It is unbelievable to anyone who knows me, myself included, that I would sign up for a solo yoga retreat to Nepal. I hate to do things alone, let alone travel. It’s not that I have never done it before – travelling alone. Back when I was doing regional sales, I was out of the country every quarter, often alone. But that was different. It was work and I had obligations.
So when the idea of going for a yoga retreat first popped into my head, I asked everyone I know if they would come along with me. None wanted to. They were either not that into yoga, or not at all. The first retreat advertisement I saw was in India. Everybody opposed when they heard of it. The rape cases were in the news then and so I shelved the idea. The next retreat I saw was this one in Nepal. Nepal was a county I had always wanted to visit. I imagined myself doing yoga against the back drop of the Himalayas and the opportunity was too good to miss, even if no one wanted to come. Hubby had a business trip during the same period and he was supportive of this trip. I wrote to the organizer, Routes of Yoga (ROY) and received a very assuring letter from them. So before I could change my mind, I transferred payment to them.
It was the best trip of my life. My accommodation at Chandra Ban Eco-Resort was one hour away from the rush and buzz of Kathmandu. Situated high atop a hill, we had a wonderful view of the valley. In the morning, the sounds of the valley mingled with the calls of nature.
The 6 day-trip was filled with yoga classes, hikes and excursions. Most mornings, we would be doing two-hour yoga classes before breakfast, followed by visits to famous landmarks around Kathmandu, which included the Pashupati World Heritage Area, Boudhanath where the largest stupa is located, two Tibaten monastries in Pharping and Namo Buddha and a night out at tourist spot Thamel.
There was a day which we went on a short hike, where we saw the peaks of the Himalayas above the clouds (surreal!), practised yoga among pine woods and then had a delicious vegetarian picnic.
On another day, we explored the hills and village around our resort and tried the bamboo swings which we passed by everyday going out of the village.
We had so much fun, since it had been quite some time since any of us had been on a swing. The villagers were friendly and one even offered to push.

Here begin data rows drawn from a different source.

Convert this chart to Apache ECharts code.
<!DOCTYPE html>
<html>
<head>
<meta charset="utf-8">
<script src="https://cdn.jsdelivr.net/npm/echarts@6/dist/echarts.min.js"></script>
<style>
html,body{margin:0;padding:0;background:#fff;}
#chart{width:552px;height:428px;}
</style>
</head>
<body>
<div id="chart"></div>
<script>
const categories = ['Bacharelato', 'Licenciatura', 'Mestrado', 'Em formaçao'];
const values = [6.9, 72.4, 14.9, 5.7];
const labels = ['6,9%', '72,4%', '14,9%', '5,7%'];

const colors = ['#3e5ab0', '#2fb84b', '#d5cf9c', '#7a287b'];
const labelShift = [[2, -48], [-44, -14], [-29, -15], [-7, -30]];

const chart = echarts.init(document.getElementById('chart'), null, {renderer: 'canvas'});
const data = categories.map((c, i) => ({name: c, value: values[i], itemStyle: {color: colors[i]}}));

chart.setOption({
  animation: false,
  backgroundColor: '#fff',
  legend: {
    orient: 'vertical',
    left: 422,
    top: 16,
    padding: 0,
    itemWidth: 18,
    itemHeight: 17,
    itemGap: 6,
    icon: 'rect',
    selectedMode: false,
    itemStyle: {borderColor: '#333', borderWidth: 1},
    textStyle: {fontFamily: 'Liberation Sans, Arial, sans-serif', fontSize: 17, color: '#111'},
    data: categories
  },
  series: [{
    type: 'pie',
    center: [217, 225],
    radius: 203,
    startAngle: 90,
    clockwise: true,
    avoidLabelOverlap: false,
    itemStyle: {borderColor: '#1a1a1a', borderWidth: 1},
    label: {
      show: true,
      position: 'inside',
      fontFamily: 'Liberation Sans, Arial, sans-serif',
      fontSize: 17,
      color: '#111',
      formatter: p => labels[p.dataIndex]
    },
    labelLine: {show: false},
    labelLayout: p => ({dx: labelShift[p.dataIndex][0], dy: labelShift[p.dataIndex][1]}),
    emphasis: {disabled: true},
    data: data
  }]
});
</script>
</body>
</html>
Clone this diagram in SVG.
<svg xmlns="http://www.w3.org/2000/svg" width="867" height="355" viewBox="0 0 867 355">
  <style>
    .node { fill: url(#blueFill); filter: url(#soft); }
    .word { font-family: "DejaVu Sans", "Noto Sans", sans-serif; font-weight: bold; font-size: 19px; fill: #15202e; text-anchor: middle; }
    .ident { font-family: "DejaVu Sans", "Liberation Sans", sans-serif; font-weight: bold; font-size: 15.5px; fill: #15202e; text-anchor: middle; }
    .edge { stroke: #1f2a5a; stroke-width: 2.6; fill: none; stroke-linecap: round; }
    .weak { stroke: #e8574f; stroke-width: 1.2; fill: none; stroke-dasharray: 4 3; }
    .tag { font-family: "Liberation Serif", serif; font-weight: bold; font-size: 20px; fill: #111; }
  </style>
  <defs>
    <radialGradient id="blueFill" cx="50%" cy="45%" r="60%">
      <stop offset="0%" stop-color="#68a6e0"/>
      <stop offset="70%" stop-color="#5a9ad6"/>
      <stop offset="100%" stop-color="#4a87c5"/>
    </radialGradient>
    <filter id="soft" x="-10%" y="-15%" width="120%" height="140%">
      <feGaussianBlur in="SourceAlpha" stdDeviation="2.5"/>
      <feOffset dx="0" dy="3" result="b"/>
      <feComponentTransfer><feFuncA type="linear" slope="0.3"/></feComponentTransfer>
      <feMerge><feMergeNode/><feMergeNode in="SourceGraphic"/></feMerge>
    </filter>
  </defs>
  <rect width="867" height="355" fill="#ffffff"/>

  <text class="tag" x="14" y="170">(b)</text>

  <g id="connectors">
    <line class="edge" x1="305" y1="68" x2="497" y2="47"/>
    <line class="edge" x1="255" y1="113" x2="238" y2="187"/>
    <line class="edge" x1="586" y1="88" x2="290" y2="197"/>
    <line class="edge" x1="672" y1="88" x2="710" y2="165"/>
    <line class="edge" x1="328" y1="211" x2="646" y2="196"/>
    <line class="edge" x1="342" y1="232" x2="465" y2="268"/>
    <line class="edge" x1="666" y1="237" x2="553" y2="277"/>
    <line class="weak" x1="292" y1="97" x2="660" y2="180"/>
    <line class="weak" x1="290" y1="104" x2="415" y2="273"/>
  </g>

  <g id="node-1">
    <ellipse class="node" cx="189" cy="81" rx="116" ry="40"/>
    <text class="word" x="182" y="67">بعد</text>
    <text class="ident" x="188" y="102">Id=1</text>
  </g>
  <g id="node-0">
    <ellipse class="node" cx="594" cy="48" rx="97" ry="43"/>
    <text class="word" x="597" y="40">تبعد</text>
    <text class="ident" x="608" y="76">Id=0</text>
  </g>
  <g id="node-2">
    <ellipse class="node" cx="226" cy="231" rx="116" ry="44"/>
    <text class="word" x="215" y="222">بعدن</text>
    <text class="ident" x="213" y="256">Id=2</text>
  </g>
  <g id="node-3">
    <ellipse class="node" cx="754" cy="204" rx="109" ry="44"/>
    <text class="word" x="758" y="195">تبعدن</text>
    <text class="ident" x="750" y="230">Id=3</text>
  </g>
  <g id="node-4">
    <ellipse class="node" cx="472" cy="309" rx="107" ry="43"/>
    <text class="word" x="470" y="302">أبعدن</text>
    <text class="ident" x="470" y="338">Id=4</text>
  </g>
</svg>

The week while we were there was the week of Hindu Festival Dewali. (In Singapore, it’s know as Deepavali.) Travelling bands entertained villages, dogs, cows and humans were adorned in garlands, and buildings were illuminated with strings of flickering coloured lights like a gigantic Christmas trees, despite that the country has load-sharing, where electricity is limited.
My fellow yogis, four other women from Singapore, Canada, UK, and Japan, were also lone travelers and we bonded instantly with our two instructors. They were all easy-going, helpful and generally affable. We shared tales of our lives back home and and our dreams. The small group enhanced the intimacy of the trip and we were all glad we made the decision to come to Nepal.
It was a huge step out of comfort zone for me. But you know what? I learn that the place outside my comfort zone was more exciting, more amazing and more alluring. I just need to make that first step.